→ **WRITTEN PROBLEM**
Leave out the pictures, and retype only the lines from the beginning of the material through the line that contains "import * as d3 from 'd3';", including both.

→ **DATA LINES**
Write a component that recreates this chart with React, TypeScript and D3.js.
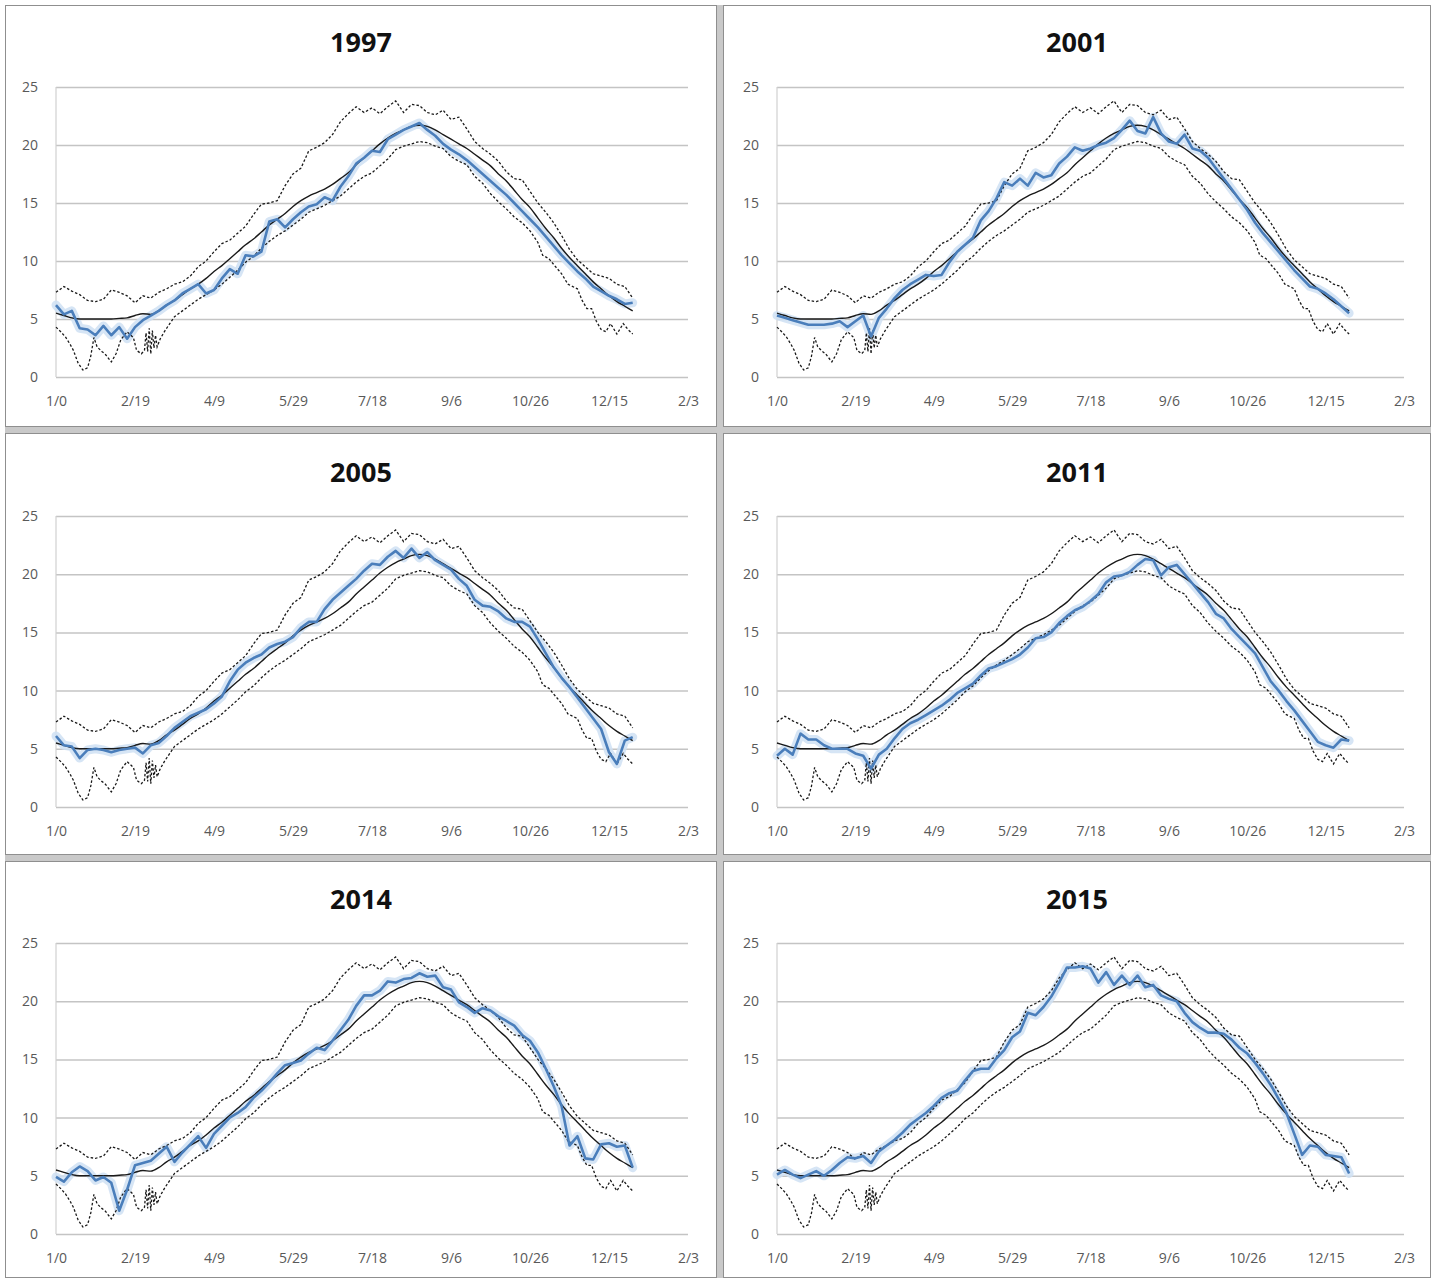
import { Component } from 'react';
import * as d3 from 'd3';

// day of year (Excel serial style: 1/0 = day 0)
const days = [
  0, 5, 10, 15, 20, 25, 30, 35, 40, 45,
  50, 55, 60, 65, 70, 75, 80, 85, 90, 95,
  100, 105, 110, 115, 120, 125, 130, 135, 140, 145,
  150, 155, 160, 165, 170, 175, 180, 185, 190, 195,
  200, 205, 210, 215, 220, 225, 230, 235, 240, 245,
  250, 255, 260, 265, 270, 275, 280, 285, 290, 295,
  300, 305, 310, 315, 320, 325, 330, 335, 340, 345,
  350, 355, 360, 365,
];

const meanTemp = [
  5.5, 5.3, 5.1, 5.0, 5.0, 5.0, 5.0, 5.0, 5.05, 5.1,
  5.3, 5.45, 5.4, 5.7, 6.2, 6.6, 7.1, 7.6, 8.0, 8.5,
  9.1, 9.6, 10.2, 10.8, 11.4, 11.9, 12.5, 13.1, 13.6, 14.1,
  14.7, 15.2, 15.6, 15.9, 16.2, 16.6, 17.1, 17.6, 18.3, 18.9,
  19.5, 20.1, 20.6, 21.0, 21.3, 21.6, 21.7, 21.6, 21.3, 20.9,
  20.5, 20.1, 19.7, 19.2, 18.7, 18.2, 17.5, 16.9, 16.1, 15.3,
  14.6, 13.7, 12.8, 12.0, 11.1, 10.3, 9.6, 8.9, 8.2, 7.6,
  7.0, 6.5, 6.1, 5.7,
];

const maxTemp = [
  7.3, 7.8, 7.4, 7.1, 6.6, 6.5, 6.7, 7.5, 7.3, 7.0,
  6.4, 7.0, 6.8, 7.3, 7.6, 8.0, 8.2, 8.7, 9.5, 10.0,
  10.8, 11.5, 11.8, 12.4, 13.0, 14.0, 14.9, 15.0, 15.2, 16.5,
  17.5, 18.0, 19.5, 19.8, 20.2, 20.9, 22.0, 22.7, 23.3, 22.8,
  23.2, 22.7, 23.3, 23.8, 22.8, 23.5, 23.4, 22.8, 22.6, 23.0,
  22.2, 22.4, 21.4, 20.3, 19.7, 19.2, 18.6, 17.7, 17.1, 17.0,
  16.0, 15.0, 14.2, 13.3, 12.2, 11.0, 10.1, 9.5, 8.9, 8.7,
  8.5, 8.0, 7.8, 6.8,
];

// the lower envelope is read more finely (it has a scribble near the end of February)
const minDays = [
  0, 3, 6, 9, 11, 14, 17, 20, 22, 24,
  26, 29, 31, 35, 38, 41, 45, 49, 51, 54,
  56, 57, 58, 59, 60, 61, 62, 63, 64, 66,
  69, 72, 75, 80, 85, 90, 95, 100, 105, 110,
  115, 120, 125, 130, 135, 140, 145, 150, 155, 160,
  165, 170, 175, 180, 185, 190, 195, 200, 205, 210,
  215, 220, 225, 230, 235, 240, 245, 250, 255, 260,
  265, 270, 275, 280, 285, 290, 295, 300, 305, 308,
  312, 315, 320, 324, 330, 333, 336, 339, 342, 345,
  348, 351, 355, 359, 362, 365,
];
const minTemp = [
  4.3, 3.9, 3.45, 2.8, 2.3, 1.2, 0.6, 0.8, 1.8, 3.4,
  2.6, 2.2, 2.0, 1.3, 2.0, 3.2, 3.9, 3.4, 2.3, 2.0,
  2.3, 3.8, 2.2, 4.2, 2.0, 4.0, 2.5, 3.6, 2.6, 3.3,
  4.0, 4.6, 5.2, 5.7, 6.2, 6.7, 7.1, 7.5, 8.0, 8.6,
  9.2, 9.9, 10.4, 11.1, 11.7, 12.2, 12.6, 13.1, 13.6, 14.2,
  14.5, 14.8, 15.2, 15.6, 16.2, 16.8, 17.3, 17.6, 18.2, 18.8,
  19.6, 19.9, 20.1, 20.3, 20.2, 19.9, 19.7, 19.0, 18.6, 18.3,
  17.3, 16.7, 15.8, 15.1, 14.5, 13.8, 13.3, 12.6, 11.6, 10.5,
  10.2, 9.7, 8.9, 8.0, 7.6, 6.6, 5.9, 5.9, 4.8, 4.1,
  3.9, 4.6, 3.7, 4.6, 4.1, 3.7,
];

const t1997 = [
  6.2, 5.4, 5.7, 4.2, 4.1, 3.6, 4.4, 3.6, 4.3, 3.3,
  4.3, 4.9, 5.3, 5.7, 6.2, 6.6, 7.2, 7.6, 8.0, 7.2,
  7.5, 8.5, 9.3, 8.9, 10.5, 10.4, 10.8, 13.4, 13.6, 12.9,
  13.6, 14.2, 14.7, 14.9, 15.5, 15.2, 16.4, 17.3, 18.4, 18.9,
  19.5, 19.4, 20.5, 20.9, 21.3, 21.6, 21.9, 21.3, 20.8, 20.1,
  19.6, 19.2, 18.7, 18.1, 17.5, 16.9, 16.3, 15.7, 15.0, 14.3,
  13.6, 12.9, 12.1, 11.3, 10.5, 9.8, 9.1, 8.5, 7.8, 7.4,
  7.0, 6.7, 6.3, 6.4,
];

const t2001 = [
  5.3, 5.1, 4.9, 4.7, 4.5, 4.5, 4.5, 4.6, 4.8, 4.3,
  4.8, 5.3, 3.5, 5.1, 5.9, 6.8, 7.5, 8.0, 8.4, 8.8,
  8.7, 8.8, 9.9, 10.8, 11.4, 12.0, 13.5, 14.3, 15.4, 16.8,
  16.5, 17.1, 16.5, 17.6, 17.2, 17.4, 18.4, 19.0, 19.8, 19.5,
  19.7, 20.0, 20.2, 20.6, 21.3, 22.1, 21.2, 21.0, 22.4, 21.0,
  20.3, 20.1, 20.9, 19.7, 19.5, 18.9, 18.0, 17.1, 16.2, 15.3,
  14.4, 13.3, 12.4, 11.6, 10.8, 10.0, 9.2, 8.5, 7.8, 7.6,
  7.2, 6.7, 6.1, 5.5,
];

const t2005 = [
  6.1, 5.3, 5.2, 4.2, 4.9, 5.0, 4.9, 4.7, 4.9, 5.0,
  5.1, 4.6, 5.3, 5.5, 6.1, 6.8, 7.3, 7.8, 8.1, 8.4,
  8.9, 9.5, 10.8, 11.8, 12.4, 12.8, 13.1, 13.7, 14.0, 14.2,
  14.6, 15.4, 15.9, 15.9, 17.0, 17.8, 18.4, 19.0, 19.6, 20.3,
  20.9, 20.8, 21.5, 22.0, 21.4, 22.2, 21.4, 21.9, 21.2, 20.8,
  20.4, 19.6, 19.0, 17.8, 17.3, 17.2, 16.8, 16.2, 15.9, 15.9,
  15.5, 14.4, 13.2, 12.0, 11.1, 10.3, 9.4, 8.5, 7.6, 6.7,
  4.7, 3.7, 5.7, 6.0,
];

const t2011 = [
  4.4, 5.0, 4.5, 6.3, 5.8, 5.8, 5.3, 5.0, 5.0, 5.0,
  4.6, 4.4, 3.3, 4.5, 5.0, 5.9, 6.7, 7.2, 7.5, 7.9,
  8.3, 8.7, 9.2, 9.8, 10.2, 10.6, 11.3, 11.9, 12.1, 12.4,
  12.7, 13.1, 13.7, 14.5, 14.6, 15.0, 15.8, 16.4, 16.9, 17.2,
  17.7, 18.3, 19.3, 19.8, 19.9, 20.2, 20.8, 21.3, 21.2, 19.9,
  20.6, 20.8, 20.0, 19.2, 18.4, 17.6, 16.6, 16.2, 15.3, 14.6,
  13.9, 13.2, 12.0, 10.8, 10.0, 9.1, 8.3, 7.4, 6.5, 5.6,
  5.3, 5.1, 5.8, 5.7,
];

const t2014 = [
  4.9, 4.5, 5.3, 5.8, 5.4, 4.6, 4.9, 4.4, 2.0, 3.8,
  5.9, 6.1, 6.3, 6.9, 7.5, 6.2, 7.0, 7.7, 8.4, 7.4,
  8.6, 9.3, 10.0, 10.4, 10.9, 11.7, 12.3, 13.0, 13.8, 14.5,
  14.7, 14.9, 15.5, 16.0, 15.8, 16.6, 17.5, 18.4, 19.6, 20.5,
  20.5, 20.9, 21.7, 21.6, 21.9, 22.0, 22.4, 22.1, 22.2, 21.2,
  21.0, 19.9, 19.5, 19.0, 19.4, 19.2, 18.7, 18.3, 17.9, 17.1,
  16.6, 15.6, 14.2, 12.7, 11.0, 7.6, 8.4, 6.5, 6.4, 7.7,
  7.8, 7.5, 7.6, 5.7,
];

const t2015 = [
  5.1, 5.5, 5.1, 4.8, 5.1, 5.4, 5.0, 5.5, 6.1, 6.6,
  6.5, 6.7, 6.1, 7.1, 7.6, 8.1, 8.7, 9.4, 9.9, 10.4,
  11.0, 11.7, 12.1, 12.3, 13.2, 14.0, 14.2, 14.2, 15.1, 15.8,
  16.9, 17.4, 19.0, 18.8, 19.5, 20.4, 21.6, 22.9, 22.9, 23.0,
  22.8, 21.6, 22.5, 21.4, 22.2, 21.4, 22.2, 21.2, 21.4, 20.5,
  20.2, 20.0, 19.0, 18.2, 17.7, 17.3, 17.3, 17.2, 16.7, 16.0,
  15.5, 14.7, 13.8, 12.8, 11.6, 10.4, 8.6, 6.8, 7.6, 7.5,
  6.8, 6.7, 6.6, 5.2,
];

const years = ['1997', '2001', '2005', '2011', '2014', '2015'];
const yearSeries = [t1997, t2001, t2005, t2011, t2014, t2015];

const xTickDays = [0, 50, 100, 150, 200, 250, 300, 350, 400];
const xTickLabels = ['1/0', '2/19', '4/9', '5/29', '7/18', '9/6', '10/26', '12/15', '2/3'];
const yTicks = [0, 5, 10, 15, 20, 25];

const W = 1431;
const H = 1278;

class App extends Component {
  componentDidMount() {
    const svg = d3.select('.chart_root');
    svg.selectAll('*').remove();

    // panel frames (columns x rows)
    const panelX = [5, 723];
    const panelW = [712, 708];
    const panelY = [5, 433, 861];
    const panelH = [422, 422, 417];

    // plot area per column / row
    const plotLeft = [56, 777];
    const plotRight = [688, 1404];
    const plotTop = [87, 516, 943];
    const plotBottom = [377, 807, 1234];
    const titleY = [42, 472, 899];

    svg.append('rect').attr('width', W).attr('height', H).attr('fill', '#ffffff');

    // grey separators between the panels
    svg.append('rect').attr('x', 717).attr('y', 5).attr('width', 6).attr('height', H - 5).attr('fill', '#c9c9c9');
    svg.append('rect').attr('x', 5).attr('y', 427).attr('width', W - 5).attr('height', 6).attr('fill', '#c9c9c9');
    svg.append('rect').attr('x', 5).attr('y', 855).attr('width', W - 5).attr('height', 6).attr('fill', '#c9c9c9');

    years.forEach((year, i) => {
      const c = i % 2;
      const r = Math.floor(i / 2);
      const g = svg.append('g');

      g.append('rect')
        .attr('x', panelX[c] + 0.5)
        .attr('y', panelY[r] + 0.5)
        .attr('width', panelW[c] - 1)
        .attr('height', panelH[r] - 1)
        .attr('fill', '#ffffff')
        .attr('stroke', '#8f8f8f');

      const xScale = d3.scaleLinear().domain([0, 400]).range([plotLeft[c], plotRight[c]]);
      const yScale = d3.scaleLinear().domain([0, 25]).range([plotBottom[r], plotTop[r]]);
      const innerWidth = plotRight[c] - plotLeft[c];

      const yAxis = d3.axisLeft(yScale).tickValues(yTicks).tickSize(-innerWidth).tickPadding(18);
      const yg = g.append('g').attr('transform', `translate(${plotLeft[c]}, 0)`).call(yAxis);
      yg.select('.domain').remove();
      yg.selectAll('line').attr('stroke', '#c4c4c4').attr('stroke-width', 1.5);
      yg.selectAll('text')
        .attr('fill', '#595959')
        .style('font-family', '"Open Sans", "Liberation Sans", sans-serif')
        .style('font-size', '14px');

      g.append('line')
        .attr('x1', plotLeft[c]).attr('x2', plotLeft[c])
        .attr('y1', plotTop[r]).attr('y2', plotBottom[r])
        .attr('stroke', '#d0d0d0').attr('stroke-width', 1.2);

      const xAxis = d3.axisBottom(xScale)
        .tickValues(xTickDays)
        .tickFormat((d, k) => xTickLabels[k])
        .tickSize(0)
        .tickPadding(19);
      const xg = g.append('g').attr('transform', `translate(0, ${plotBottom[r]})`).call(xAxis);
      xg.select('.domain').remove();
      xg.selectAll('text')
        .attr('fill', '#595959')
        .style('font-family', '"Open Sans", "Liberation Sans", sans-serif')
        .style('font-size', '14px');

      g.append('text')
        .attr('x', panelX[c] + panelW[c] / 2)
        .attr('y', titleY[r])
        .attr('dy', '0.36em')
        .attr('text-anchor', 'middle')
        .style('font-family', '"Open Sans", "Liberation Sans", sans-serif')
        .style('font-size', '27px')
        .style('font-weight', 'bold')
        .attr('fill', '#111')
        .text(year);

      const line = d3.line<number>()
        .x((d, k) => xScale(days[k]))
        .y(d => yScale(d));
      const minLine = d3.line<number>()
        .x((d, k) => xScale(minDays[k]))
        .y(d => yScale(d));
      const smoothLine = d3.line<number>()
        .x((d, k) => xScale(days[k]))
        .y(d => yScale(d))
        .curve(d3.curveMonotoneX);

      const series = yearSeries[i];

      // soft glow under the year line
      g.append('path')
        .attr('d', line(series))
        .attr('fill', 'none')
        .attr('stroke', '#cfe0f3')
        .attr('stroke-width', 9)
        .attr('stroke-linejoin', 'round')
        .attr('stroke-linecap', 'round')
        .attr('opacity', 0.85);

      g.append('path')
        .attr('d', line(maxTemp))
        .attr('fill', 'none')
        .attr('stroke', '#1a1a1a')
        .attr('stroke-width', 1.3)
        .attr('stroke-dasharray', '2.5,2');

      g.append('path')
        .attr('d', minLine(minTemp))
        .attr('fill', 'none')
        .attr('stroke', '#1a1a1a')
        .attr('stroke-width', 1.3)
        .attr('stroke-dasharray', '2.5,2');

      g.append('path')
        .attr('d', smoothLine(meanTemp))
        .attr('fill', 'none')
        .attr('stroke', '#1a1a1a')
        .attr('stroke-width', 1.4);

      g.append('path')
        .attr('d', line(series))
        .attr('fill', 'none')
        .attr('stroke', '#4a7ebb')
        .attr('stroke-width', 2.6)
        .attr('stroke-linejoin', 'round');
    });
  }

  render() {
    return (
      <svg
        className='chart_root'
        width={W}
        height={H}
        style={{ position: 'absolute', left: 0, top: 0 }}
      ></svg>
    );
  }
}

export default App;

→ **OUTPUT BELOW**
Write a component that recreates this chart with React, TypeScript and D3.js.
import { Component } from 'react';
import * as d3 from 'd3';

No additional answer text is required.